Betting on Ramaphosa
The mini budget states that President Cyril Ramaphosa’s economic stimulus plan announced in September, as well as the October Jobs Summit as well as the upcoming Investment Summit show that government is serious about bolstering economic growth and investor confidence.
Shortly after being elected president at the start of the year, Ramaphosa announced that he would seek to attract $100bn in new investment to SA over the next five years by, in part, giving investors policy certainty.
The mini budget states that SA has been suffering from "anaemic investment growth" due, in part, to "prolonged policy uncertainty". Roughly $34bn has already been pledged at a series of high-profile deals.

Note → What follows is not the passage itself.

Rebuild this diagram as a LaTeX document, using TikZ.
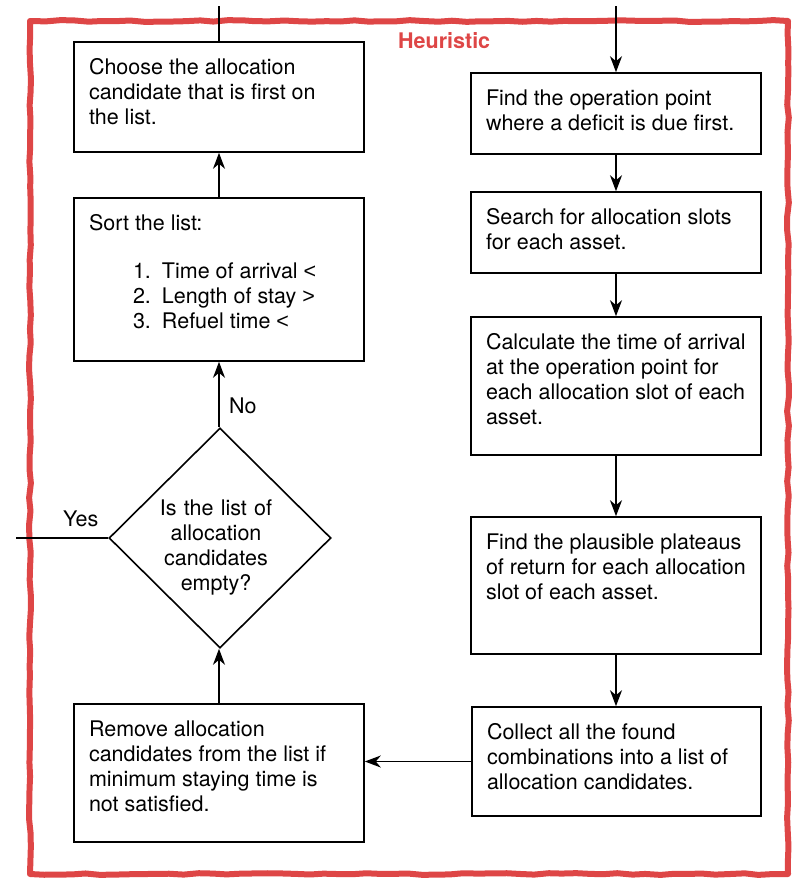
\documentclass[tikz,border=0pt]{standalone}
\usepackage{fontspec}
\setmainfont{TeX Gyre Heros}
\newfontfamily\symfont{Liberation Sans}
\usetikzlibrary{shapes.geometric,arrows.meta,decorations.pathmorphing}
\definecolor{hred}{RGB}{222,70,70}
\newcommand{\bxt}[3]{\parbox[c][#2pt][t]{#1pt}{\raggedright\leftskip=15pt\rule{0pt}{32pt}#3}}
\newcommand{\litem}[2]{\hspace*{44pt}\makebox[29pt][l]{#1}#2}
\begin{document}
\begin{tikzpicture}[x=1pt,y=-1pt,
  every node/.style={font=\fontsize{21.5}{25}\selectfont},
  box/.style={draw, line width=1.6pt, rectangle, inner sep=0pt, fill=white},
  conn/.style={line width=1.5pt},
  arr/.style={conn, -{Stealth[length=16pt,width=12pt,inset=5pt]}},
  lbl/.style={anchor=base west, inner sep=0pt}
]
\useasboundingbox (0,0) rectangle (796,879);
\pgfmathsetseed{7}
\draw[hred, line width=6pt, line join=round, decorate,
  decoration={random steps,segment length=14pt,amplitude=0.9pt}]
  (30,21) rectangle (788,874);

\node[font=\fontsize{21.5}{25}\selectfont\bfseries, text=hred, lbl] (heur) at (398,48) {Heuristic};

% left column
\node[box] (b1) at (219,97) {\bxt{290}{110}{Choose the allocation\\candidate that is first on\\the list.}};
\node[box] (b2) at (219,279.5) {\bxt{290}{163}{Sort the list:\\[23pt]\litem{1.}{Time of arrival {\symfont <}}\\\litem{2.}{Length of stay {\symfont >}}\\\litem{3.}{Refuel time {\symfont <}}}};
\node[box, diamond, aspect=1, minimum width=222pt, minimum height=220pt] (d) at (220,538) {};
\node[align=center, text width=150pt, anchor=base] (dt) at (216,515) {Is the list of\\allocation\\candidates\\empty?};
\node[box] (b3) at (219,773) {\bxt{290}{138}{Remove allocation\\candidates from the list if\\minimum staying time is\\not satisfied.}};

% right column
\node[box] (r1) at (616,113.5) {\bxt{290}{81}{Find the operation point\\where a deficit is due first.}};
\node[box] (r2) at (616,232.5) {\bxt{290}{81}{Search for allocation slots\\for each asset.}};
\node[box] (r3) at (616,386) {\bxt{290}{138}{Calculate the time of arrival\\at the operation point for\\each allocation slot of each\\asset.}};
\node[box] (r4) at (616,585.5) {\bxt{290}{137}{Find the plausible plateaus\\of return for each allocation\\slot of each asset.}};
\node[box] (r5) at (616.5,761.5) {\bxt{289}{109}{Collect all the found\\combinations into a list of\\allocation candidates.}};

\node[lbl] (no) at (229,413) {No};
\node[lbl] (yes) at (63,526) {Yes};

\coordinate (inL) at (219,6);
\coordinate (inR) at (616,6);
\coordinate (outL) at (16,538);

\draw[conn] (inL) -- (b1.north);
\draw[arr] (inR) -- (r1.north);
\draw[arr] (b2.north) -- (b1.south);
\draw[arr] (d.north -| b2.south) -- (b2.south);
\draw[arr] (b3.north) -- (d.south -| b3.north);
\draw[conn] (d.west) -- (outL);
\draw[arr] (r1.south) -- (r2.north);
\draw[arr] (r2.south) -- (r3.north);
\draw[arr] (r3.south) -- (r4.north);
\draw[arr] (r4.south) -- (r4.south |- r5.north);
\draw[arr] (r5.west) -- (b3.east |- r5.west);
\end{tikzpicture}
\end{document}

"Policy certainty in areas such as mining and energy is being restored, and the governance of state-owned companies and entities such as Eskom, Transnet and the SA Revenue Service (SARS) is being strengthened," states the document.
Risks to growth
National Treasury predicts that the economy growth will grow 1.7% in 2019 and 2.1% in 2020. Risks to this increase include rising international trade tensions, risk aversion in emerging market economies, the falling rand and higher borrowing costs.
On the local front there still exists some policy uncertainty, state-owned enterprises are in a precarious financial position, there is a risk of higher inflation linked to the falling rand and, lastly, "higher fuel and electricity prices".
The policy statement notes the outlook for sovereign ratings remains stable, but added that a downgrade would lead to higher risk premiums and capital outflows.
Of the three major ratings agencies only Moody’s still has SA’s sovereign debt rated at above investment grade. While SA is expected to grow at 0.7% in 2018, the global economy is projected to expand by 3.7%.